Take one time capsule and call me in the morning (or next year)

May 29, 2020
By Dale Kovar

A former co-worker once mentioned that she and her husband have a tradition of every New Year’s Eve they write down some predictions for the coming year and seal them in an envelope. Then the next New Year’s Eve they review what they said, and do it again.

I doubt they saw this year’s pandemic situation coming.

Time capsules, marking a given point in history to be viewed later, are an interesting tool.

I’m reminded of when our local cities went through their centennials and buried time capsules for future generations to look back on how things were.

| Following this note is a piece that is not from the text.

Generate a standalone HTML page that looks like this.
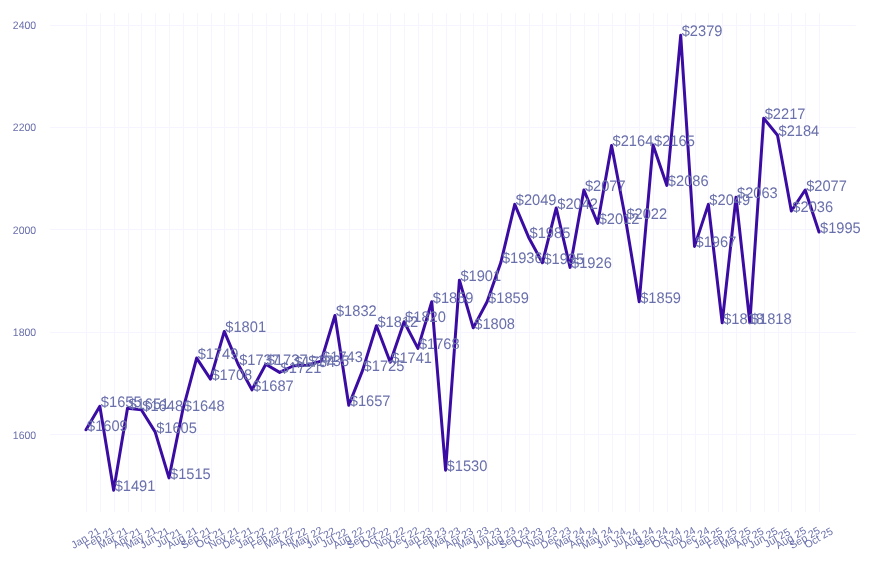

I highly favored the 25-year time capsule over the 100-year plan. At least in 25 years, there would be good likelihood that a number of people originally involved would still be around to reminisce.

In 100 years, no such luck. And besides, who’s going to be able to play a VHS tape anyway?

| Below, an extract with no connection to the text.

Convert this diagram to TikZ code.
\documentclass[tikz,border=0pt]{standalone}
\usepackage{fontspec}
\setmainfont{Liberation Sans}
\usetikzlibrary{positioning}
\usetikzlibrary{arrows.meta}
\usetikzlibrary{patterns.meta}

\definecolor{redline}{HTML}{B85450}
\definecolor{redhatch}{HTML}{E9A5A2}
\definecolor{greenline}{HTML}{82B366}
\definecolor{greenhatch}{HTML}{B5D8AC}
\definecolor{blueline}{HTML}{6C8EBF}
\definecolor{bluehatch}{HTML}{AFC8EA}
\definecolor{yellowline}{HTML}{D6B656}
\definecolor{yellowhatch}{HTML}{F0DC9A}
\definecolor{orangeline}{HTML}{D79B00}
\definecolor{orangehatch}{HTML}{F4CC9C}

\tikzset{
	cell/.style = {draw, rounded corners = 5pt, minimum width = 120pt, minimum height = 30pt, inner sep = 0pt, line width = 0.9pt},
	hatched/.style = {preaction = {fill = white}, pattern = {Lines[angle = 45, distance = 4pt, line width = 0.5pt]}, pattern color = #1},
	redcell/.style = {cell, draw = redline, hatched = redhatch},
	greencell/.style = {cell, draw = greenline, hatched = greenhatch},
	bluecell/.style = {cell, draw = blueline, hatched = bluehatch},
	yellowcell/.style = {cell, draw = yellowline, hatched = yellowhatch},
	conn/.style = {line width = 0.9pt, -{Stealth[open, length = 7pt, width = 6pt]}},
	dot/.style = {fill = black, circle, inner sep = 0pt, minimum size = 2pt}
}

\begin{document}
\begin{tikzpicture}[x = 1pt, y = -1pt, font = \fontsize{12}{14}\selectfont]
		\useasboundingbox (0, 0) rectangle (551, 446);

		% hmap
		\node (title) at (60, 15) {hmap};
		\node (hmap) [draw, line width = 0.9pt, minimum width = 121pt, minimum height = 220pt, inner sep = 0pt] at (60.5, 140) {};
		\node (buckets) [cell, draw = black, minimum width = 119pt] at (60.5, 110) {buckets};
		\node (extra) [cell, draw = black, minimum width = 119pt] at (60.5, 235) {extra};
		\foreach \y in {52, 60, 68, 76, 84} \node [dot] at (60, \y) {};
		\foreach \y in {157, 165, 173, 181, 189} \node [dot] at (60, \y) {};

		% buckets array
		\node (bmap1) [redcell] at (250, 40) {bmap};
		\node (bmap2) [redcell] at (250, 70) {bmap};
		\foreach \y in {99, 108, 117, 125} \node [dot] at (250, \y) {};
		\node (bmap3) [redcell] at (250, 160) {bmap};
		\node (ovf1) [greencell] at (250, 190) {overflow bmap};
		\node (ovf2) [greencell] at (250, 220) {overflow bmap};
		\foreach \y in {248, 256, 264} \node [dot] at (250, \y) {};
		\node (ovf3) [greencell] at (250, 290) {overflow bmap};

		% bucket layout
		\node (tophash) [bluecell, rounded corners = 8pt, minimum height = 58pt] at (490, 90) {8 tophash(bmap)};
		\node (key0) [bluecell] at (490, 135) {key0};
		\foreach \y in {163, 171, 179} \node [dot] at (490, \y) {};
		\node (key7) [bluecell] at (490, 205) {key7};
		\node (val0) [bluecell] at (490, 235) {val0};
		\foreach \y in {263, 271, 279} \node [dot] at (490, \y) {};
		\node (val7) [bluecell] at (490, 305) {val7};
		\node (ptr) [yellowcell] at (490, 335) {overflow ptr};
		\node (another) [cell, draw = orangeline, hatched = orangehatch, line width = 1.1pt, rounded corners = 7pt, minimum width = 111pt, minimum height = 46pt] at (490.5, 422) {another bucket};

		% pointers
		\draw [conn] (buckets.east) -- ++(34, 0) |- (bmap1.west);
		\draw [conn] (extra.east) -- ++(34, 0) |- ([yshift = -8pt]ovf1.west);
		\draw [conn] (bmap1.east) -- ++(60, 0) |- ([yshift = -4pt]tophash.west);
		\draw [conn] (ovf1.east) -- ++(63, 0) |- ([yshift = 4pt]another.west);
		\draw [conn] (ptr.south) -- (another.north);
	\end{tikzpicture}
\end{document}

Our family did our own quirky time capsule once. I’m not sure how it started, but on our youngest son’s 16th birthday we decided to stash away a pack of Twinkies to be opened on his 35th birthday, just to see what shape they would be in.

I admit we partially cheated and took a look at them on his 21st birthday. They were already somewhat solidified, but we left them in the original wrapper, put away again until 2033.

That brings us back around to this year.

In March as the world changed before our eyes with the COVID-19 epidemic, we asked you readers to start saving some memories – a journal, photo collection, videos, etc. – that we could eventually publish in a special “We’re Back!” section. (Yes, I know a printed newspaper can’t run video but we do have a website.)

At the time, we thought it would be, at worst, a few weeks. Like waiting out a tornado in the basement or getting plowed out after a blizzard, it seemed like it would be a relatively short-term problem.

Now our summer events are either wiped out or crippled beyond recognition. The Class of 2020 graduates will be remembered for more than just a cool-numbered year. Athletes have lost eligibility for seasons that never took place.

And we’re praying that it’s only summer that we’ve lost, not more than that.

We do hold that hope, and so this is a reminder to please document your memories of this abnormal point in history – on paper, photos, video.

We still intend to celebrate one day, hopefully not that long away, with a special “We’re Back!” newspaper section that years and decades from now you can share with your descendants about this crazy time we all went through.